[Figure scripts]
# # #
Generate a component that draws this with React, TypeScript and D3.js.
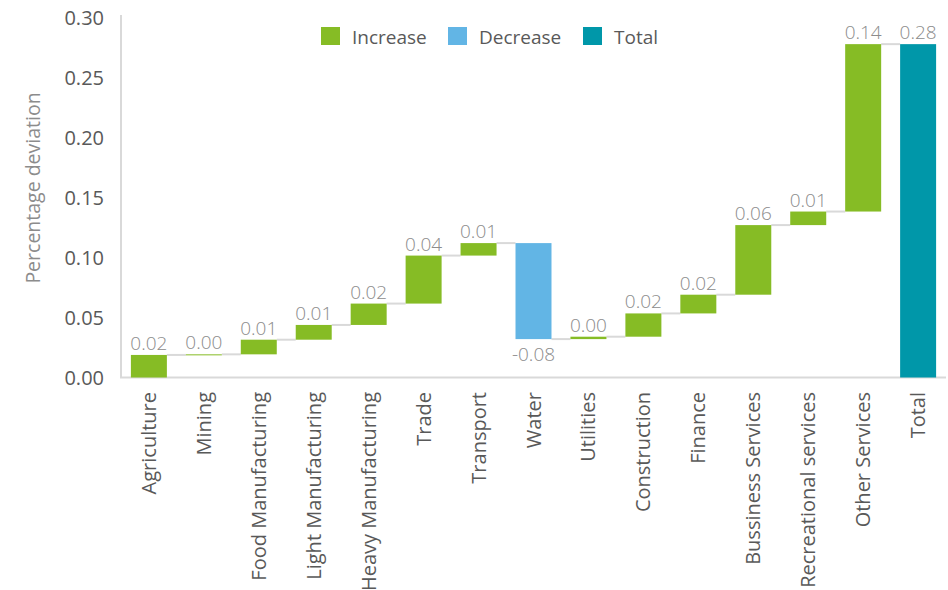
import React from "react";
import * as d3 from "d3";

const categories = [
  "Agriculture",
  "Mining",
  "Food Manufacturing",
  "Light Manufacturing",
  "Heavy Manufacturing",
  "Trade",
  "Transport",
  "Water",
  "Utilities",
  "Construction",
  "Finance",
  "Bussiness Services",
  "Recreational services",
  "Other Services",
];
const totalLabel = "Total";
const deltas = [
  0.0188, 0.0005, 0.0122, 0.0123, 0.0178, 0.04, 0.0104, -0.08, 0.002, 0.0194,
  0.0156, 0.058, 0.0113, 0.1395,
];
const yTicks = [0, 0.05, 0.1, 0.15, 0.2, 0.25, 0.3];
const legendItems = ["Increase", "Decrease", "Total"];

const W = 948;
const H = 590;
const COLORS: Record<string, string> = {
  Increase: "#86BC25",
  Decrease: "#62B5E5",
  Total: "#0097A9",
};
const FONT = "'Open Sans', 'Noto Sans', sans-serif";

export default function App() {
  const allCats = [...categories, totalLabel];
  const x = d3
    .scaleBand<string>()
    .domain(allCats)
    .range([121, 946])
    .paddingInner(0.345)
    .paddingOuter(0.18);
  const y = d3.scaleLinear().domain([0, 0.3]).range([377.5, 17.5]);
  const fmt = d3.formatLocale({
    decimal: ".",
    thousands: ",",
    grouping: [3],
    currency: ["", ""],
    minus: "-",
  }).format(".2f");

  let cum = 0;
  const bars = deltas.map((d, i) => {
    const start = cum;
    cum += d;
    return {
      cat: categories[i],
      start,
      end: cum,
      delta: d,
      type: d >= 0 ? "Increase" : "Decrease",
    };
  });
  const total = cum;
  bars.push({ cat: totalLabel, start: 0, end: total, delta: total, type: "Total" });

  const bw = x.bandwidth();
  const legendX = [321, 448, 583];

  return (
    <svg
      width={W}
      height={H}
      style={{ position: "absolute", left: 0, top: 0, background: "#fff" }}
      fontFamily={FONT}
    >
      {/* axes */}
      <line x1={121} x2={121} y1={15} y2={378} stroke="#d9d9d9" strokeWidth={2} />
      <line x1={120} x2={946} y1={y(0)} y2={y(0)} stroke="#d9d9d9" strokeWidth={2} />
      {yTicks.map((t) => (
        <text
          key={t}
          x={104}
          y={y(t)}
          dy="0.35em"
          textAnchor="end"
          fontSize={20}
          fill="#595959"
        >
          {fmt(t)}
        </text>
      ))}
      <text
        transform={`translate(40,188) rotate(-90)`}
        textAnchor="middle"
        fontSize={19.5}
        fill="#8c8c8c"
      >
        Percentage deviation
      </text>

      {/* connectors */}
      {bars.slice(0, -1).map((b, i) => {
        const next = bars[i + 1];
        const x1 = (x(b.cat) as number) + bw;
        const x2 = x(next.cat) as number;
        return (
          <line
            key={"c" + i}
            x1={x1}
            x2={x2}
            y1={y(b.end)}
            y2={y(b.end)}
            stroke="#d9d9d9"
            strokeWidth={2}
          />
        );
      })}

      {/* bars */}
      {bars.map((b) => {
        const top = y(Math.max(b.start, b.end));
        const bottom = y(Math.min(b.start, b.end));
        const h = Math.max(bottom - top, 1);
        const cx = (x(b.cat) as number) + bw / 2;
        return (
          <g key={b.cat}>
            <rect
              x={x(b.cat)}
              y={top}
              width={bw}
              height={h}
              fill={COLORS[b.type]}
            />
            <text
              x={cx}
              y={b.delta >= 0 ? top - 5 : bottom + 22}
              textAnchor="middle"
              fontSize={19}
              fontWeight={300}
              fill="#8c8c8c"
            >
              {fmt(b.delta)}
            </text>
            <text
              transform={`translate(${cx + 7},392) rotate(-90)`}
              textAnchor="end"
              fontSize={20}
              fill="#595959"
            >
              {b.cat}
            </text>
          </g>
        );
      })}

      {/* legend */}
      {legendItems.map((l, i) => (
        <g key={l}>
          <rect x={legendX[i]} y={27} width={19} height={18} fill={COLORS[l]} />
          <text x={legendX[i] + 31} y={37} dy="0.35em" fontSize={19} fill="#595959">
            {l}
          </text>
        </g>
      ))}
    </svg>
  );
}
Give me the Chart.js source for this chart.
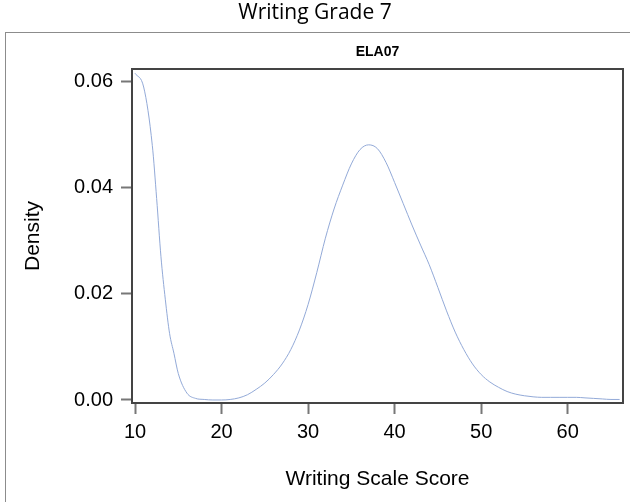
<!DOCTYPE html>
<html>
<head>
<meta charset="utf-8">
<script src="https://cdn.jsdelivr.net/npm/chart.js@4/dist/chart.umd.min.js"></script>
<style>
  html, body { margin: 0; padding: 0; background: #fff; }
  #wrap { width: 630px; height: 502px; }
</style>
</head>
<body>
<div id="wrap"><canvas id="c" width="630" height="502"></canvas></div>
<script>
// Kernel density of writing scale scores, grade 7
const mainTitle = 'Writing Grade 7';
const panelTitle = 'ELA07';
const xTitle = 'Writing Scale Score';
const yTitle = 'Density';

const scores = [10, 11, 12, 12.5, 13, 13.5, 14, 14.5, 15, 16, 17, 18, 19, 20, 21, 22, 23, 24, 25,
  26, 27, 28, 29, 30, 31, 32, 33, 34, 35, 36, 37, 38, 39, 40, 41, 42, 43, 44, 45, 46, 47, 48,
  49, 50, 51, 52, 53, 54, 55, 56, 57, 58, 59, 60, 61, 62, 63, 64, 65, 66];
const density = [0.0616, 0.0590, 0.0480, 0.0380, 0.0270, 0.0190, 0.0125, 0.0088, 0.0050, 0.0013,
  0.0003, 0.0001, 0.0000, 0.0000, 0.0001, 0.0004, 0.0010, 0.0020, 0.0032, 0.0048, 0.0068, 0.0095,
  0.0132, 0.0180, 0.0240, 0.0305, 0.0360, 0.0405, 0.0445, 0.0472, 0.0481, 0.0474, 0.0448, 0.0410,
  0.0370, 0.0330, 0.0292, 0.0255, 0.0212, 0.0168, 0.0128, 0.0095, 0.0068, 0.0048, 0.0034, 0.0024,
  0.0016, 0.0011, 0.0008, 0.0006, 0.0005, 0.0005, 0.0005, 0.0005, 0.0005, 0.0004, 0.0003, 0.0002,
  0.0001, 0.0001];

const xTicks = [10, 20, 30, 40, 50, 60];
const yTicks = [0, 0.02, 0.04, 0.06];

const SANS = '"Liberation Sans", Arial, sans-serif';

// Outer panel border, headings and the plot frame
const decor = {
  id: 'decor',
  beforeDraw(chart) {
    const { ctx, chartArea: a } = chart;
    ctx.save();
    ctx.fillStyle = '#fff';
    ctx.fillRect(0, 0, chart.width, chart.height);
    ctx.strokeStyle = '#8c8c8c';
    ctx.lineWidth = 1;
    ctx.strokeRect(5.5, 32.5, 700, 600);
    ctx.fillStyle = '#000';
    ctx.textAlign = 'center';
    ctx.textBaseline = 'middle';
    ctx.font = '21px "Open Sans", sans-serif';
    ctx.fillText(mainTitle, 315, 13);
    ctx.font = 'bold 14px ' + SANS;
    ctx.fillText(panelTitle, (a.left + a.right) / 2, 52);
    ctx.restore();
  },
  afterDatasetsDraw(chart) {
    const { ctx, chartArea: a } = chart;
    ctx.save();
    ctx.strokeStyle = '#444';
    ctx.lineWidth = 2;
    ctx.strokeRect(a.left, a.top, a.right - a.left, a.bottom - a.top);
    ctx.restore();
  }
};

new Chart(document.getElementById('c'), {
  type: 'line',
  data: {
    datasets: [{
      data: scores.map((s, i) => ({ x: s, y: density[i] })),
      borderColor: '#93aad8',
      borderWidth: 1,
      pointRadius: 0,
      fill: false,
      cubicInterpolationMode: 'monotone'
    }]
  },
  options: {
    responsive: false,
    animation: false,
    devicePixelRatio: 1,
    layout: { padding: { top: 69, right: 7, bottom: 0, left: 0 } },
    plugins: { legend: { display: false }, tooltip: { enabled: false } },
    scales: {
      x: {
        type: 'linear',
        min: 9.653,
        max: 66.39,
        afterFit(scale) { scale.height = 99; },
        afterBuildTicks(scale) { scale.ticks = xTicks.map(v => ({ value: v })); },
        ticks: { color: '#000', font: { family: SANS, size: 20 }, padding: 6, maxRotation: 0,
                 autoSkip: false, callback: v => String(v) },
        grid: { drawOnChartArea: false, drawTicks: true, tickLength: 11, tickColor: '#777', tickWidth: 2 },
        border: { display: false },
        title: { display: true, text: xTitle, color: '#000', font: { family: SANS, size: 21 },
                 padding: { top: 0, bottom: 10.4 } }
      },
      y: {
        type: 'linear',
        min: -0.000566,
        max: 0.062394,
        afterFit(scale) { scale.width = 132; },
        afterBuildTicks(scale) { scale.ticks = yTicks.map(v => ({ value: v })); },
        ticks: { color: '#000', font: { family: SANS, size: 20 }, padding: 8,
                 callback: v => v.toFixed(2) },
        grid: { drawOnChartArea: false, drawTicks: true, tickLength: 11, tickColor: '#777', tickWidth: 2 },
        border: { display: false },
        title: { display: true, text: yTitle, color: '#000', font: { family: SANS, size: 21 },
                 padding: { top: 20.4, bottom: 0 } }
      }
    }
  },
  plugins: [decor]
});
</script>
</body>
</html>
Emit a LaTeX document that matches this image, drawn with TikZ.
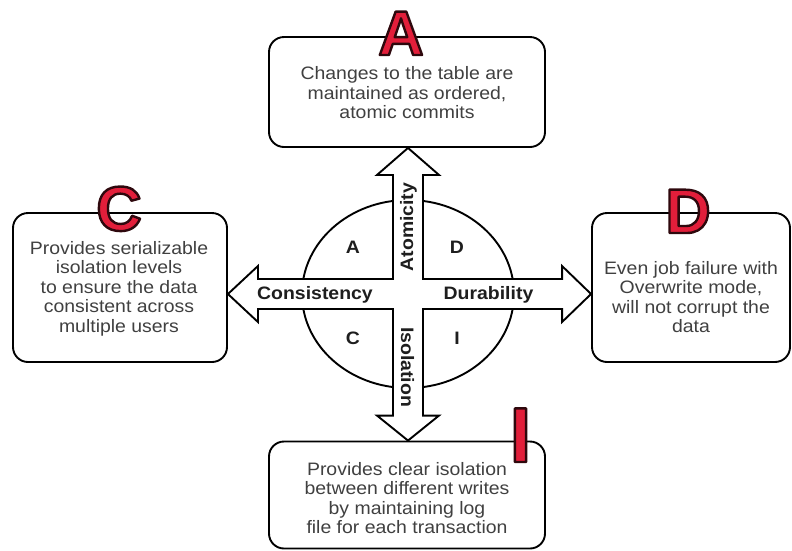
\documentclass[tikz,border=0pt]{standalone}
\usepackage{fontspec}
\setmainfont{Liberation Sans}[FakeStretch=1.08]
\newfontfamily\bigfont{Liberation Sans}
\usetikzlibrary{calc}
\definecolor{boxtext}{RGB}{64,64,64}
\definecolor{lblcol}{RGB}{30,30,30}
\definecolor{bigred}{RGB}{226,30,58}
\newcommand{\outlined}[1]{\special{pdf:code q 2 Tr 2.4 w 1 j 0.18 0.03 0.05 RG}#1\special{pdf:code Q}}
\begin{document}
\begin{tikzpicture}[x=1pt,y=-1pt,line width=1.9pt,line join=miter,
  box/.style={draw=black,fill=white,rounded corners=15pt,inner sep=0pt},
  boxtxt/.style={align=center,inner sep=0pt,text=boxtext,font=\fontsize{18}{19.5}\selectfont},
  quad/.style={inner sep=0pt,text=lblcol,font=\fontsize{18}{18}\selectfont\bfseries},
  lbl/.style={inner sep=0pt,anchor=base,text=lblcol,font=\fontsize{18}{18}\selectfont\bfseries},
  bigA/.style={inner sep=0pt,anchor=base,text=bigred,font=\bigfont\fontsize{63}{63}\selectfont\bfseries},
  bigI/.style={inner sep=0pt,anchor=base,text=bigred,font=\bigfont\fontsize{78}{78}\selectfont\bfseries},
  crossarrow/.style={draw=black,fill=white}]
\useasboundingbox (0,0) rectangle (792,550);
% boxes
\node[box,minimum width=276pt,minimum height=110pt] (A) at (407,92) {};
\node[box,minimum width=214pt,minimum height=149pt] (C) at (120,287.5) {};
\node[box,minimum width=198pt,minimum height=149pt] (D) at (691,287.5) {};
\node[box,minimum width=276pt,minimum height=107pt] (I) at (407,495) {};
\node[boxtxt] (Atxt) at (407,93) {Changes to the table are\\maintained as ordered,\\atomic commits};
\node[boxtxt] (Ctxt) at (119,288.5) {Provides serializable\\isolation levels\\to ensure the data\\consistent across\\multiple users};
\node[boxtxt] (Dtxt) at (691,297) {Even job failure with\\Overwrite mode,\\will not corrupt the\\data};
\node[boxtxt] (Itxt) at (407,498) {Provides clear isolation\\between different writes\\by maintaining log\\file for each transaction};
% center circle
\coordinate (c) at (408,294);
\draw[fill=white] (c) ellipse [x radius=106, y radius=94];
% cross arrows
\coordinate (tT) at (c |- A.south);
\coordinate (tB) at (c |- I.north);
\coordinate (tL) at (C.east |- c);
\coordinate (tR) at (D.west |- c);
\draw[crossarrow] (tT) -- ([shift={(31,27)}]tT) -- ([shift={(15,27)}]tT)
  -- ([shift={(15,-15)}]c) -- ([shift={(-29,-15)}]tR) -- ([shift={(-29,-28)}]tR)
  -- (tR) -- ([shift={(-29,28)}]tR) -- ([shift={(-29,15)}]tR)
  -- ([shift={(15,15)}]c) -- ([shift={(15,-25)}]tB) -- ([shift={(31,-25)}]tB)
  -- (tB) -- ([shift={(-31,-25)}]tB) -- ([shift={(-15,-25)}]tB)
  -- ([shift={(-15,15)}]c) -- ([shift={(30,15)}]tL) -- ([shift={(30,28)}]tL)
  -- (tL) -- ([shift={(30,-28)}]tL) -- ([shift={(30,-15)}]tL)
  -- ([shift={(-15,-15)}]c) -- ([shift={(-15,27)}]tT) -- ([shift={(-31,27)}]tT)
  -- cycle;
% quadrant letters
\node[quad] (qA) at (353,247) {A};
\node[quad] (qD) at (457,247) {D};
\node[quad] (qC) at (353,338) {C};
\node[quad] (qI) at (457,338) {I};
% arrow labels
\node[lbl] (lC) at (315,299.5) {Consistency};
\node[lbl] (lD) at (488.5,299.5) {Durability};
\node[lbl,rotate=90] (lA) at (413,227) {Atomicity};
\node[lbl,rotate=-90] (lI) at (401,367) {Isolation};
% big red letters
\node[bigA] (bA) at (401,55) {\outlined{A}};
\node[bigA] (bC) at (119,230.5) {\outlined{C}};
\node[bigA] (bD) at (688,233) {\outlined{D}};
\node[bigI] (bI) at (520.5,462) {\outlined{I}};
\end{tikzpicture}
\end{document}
# # #
== What this task involves ==
Please return, exactly as written, the lines from the first line of the records above through the line containing "import * as", both included, leaving out any pictures.

== Expected output ==
Generate a component that draws this with React, TypeScript and D3.js.
import React from "react";
import * as d3 from "d3";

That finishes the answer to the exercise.